The most obvious consideration in estate planning is taxes. “The bigger the estate, the more taxes you may have to pay,” she says. Tax implications can be planned for ahead of time, however, and there are techniques advisors can employ to minimize income tax and probate costs, which vary from province to province.

Another key factor is estate distribution, or, “getting the right amount of the right asset to the right person”, says Ms. Poon. For example, if an elderly parent is living with an adult child in her own home, it may seem logical to leave the house to that caregiving child. But the interests of other children would have to be addressed. This area can become even more complex when there are additional assets such as land, a business or a cottage.

“The principle of ‘fair’ versus ‘equal’ is a common consideration,” she says. “Advisors can work with clients to help find ways to equalize their estate.”

Estate litigation is a common concern in estate planning, given the stress and expense involved. This most commonly occurs when there’s a real or perceived unequal distribution of assets and one party challenges the will. To avoid this, advisors should open the line of communication early on to get clients thinking about questions like: Are you prepared? What are your wishes? Who do you want to get what assets, and what will the division be?

“Litigation comes in when there is ambiguity about what you want and the judge has to figure it out,” says Ms. Poon. “Letting people know what your wishes are is key. Start the conversation and get something on paper early.”

The problem, however, is that most people procrastinate.

“Most people don’t plan to die, and either don’t get around to making that estate plan or have a mental block about getting on with it,” notes James D. Baird, a lawyer at Vancouver’s Boughton Law Corporation. “The reason may be a family issue or a problem that they continue to mull over trying to come up with a solution – all the while delaying. Part of proper advice is reviewing the facts, analyzing and identifying the problems and then posing solutions.”

Another potential obstacle is neglecting to execute a power of attorney. While it can be hard for people to imagine not being of sound mind and able to handle their affairs, the best time to name a power of attorney is before mental incapacity is even an issue, says Mr. Baird.

“Estate planning and will-making should be done early, when one is healthy and competent,” he says. “It should be thorough and account for all contingencies. Consider provisions for grandchildren, and other descendants not yet born. What if a beneficiary pre-deceases, then where does their share go? Leaving preparation of a will until old age or illness invites the suggestion of undue influence by beneficiaries and the allegation of incapacity,”

People must be realistic in the assessment of their estates and their beneficiaries. If one has a modest estate, says Mr. Baird, long-term trusts that postpone the date on which children can receive their inheritance may simply be impractical.

“One should avoid trying to ‘rule from the grave’,” he says. “Complex directions or conditions for the receipt of gifts usually don’t work as intended and lead to resentment by beneficiaries.”
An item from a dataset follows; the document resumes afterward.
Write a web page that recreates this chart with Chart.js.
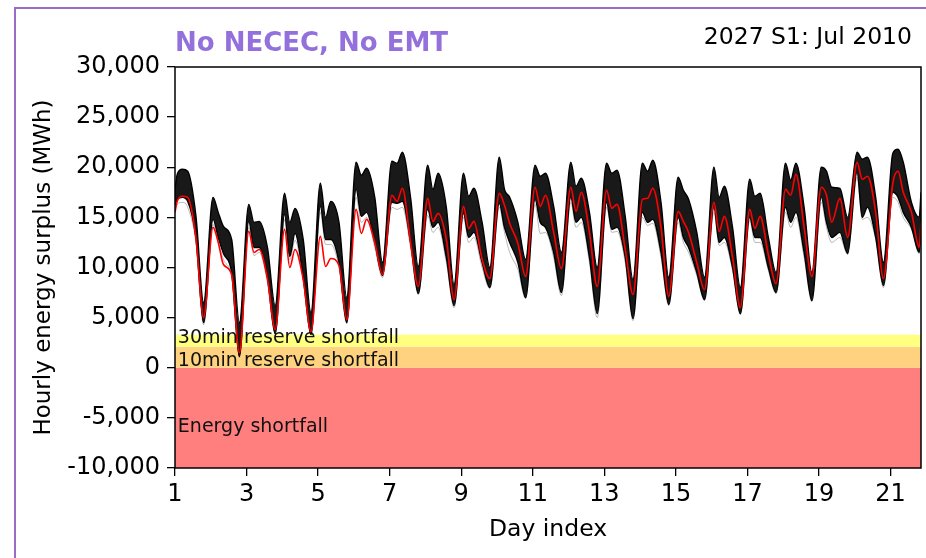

Another challenge is the choice of executors and trustees. “It is a difficult job, and not every family member has the ability or temperament for the job,” says Mr. Baird.

With so many different elements to address, a financial advisor can play a vital, central role in estate planning, says Ms. Poon. It all comes down to starting the conversation with clients early on and engaging their family members where possible as well.

“If you’ve known a client for 20 years and have built up a relationship with someone, it’s easier to understand family dynamics and come up with workable solutions,” she says.

Working closely with a family can bring peace of mind for everyone involved and could also have other positive side effects: it could help the advisor acquire the heirs as clients. But whether or not the money remains after a client passes away, the foremost goal of advisors is protecting and building family wealth, notes Ms. Poon.

“It’s a holistic approach, and advisors do this because they genuinely care for their clients,” she says. “Ultimately, people want the peace of mind of knowing that everything will be okay.”